The request: Every line of the material is to be quoted verbatim, minus the pictures.

** start of Data section **

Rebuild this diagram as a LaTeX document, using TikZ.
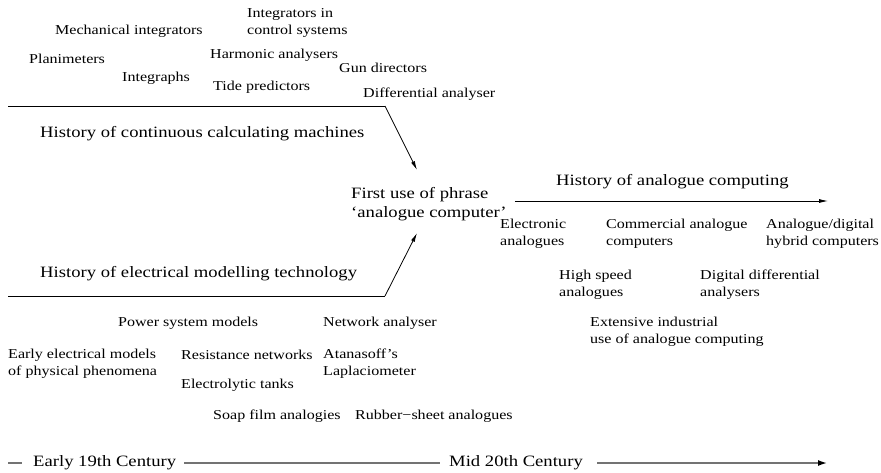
\documentclass[tikz,border=0pt]{standalone}
\usepackage{fontspec}
\setmainfont[FakeStretch=1.18]{Liberation Serif}
\usetikzlibrary{arrows.meta}
\begin{document}
\begin{tikzpicture}[x=1pt,y=-1pt,
  small/.style={inner sep=0pt,anchor=west,align=left,
    font=\fontsize{13.6}{17}\selectfont},
  big/.style={inner sep=0pt,anchor=west,align=left,
    font=\fontsize{15.8}{19}\selectfont},
  flow/.style={line width=0.8pt,-{Latex[length=9pt,width=4pt]}},
  timeline/.style={line width=1.5pt,draw=black!55},
]
\useasboundingbox (0,0) rectangle (881,472);

% continuous calculating machines
\node[small] (mech) at (55,31) {Mechanical integrators};
\node[small] (ctrl) at (247,22.5) {Integrators in\\control systems};
\node[small] (plan) at (29,59) {Planimeters};
\node[small] (harm) at (210,55) {Harmonic analysers};
\node[small] (integ) at (122,78) {Integraphs};
\node[small] (gun) at (339,68) {Gun directors};
\node[small] (tide) at (213,87) {Tide predictors};
\node[small] (diff) at (363,94) {Differential analyser};
\node[big] (hcont) at (40,134) {History of continuous calculating machines};

% central node and analogue computing
\node[big] (first) at (351,204.5) {First use of phrase\\`analogue computer'};
\node[big] (hanal) at (556,182) {History of analogue computing};
\node[small] (elec) at (500,233.5) {Electronic\\analogues};
\node[small] (comm) at (606,233.5) {Commercial analogue\\computers};
\node[small] (hyb) at (766,233.5) {Analogue/digital\\hybrid computers};
\node[small] (hspd) at (559,284.5) {High speed\\analogues};
\node[small] (ddiff) at (700,284.5) {Digital differential\\analysers};
\node[small] (ext) at (590,331.5) {Extensive industrial\\use of analogue computing};

% electrical modelling technology
\node[big] (helec) at (40,274) {History of electrical modelling technology};
\node[small] (power) at (118,323) {Power system models};
\node[small] (netw) at (323,323) {Network analyser};
\node[small] (early) at (8,363.5) {Early electrical models\\of physical phenomena};
\node[small] (resis) at (181,355) {Resistance networks};
\node[small] (atan) at (323,363.5) {Atanasoff's\\Laplaciometer};
\node[small] (tanks) at (181,385) {Electrolytic tanks};
\node[small] (soap) at (213,416) {Soap film analogies};
\node[small] (rubber) at (355,416) {Rubber\textminus sheet analogues};

% streams feeding the central node
\coordinate (topstart) at (8,106);
\coordinate (topbend) at (385,106);
\coordinate (toptip) at (417,170);
\coordinate (botstart) at (8,296);
\coordinate (botbend) at (385,296);
\coordinate (bottip) at (417,233);
\coordinate (righttip) at (828,201);
\draw[line width=0.8pt] (topstart) -- (topbend);
\draw[flow] (topbend) -- (toptip);
\draw[line width=0.8pt] (botstart) -- (botbend);
\draw[flow] (botbend) -- (bottip);
\draw[flow] (first.east |- righttip) ++(8,0) coordinate (rightstart) -- (righttip);

% time axis
\node[big] (t19) at (33,463) {Early 19th Century};
\node[big] (t20) at (449,463) {Mid 20th Century};
\coordinate (tstart) at (8,463);
\coordinate (tend) at (827,463);
\draw[timeline] (tstart) -- ([xshift=-11pt]t19.west);
\draw[timeline] ([xshift=8pt]t19.east) -- ([xshift=-9pt]t20.west);
\draw[timeline,-{Latex[length=9pt,width=6pt,color=black]}] ([xshift=14pt]t20.east) -- (tend);
\end{tikzpicture}
\end{document}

** end of Data section **

Solution for this task:
Rebuild this diagram as a LaTeX document, using TikZ.
\documentclass[tikz,border=0pt]{standalone}
\usepackage{fontspec}
\setmainfont[FakeStretch=1.18]{Liberation Serif}
\usetikzlibrary{arrows.meta}
\begin{document}
\begin{tikzpicture}[x=1pt,y=-1pt,
  small/.style={inner sep=0pt,anchor=west,align=left,
    font=\fontsize{13.6}{17}\selectfont},
  big/.style={inner sep=0pt,anchor=west,align=left,
    font=\fontsize{15.8}{19}\selectfont},
  flow/.style={line width=0.8pt,-{Latex[length=9pt,width=4pt]}},
  timeline/.style={line width=1.5pt,draw=black!55},
]
\useasboundingbox (0,0) rectangle (881,472);

% continuous calculating machines
\node[small] (mech) at (55,31) {Mechanical integrators};
\node[small] (ctrl) at (247,22.5) {Integrators in\\control systems};
\node[small] (plan) at (29,59) {Planimeters};
\node[small] (harm) at (210,55) {Harmonic analysers};
\node[small] (integ) at (122,78) {Integraphs};
\node[small] (gun) at (339,68) {Gun directors};
\node[small] (tide) at (213,87) {Tide predictors};
\node[small] (diff) at (363,94) {Differential analyser};
\node[big] (hcont) at (40,134) {History of continuous calculating machines};

% central node and analogue computing
\node[big] (first) at (351,204.5) {First use of phrase\\`analogue computer'};
\node[big] (hanal) at (556,182) {History of analogue computing};
\node[small] (elec) at (500,233.5) {Electronic\\analogues};
\node[small] (comm) at (606,233.5) {Commercial analogue\\computers};
\node[small] (hyb) at (766,233.5) {Analogue/digital\\hybrid computers};
\node[small] (hspd) at (559,284.5) {High speed\\analogues};
\node[small] (ddiff) at (700,284.5) {Digital differential\\analysers};
\node[small] (ext) at (590,331.5) {Extensive industrial\\use of analogue computing};

% electrical modelling technology
\node[big] (helec) at (40,274) {History of electrical modelling technology};
\node[small] (power) at (118,323) {Power system models};
\node[small] (netw) at (323,323) {Network analyser};
\node[small] (early) at (8,363.5) {Early electrical models\\of physical phenomena};
\node[small] (resis) at (181,355) {Resistance networks};
\node[small] (atan) at (323,363.5) {Atanasoff's\\Laplaciometer};
\node[small] (tanks) at (181,385) {Electrolytic tanks};
\node[small] (soap) at (213,416) {Soap film analogies};
\node[small] (rubber) at (355,416) {Rubber\textminus sheet analogues};

% streams feeding the central node
\coordinate (topstart) at (8,106);
\coordinate (topbend) at (385,106);
\coordinate (toptip) at (417,170);
\coordinate (botstart) at (8,296);
\coordinate (botbend) at (385,296);
\coordinate (bottip) at (417,233);
\coordinate (righttip) at (828,201);
\draw[line width=0.8pt] (topstart) -- (topbend);
\draw[flow] (topbend) -- (toptip);
\draw[line width=0.8pt] (botstart) -- (botbend);
\draw[flow] (botbend) -- (bottip);
\draw[flow] (first.east |- righttip) ++(8,0) coordinate (rightstart) -- (righttip);

% time axis
\node[big] (t19) at (33,463) {Early 19th Century};
\node[big] (t20) at (449,463) {Mid 20th Century};
\coordinate (tstart) at (8,463);
\coordinate (tend) at (827,463);
\draw[timeline] (tstart) -- ([xshift=-11pt]t19.west);
\draw[timeline] ([xshift=8pt]t19.east) -- ([xshift=-9pt]t20.west);
\draw[timeline,-{Latex[length=9pt,width=6pt,color=black]}] ([xshift=14pt]t20.east) -- (tend);
\end{tikzpicture}
\end{document}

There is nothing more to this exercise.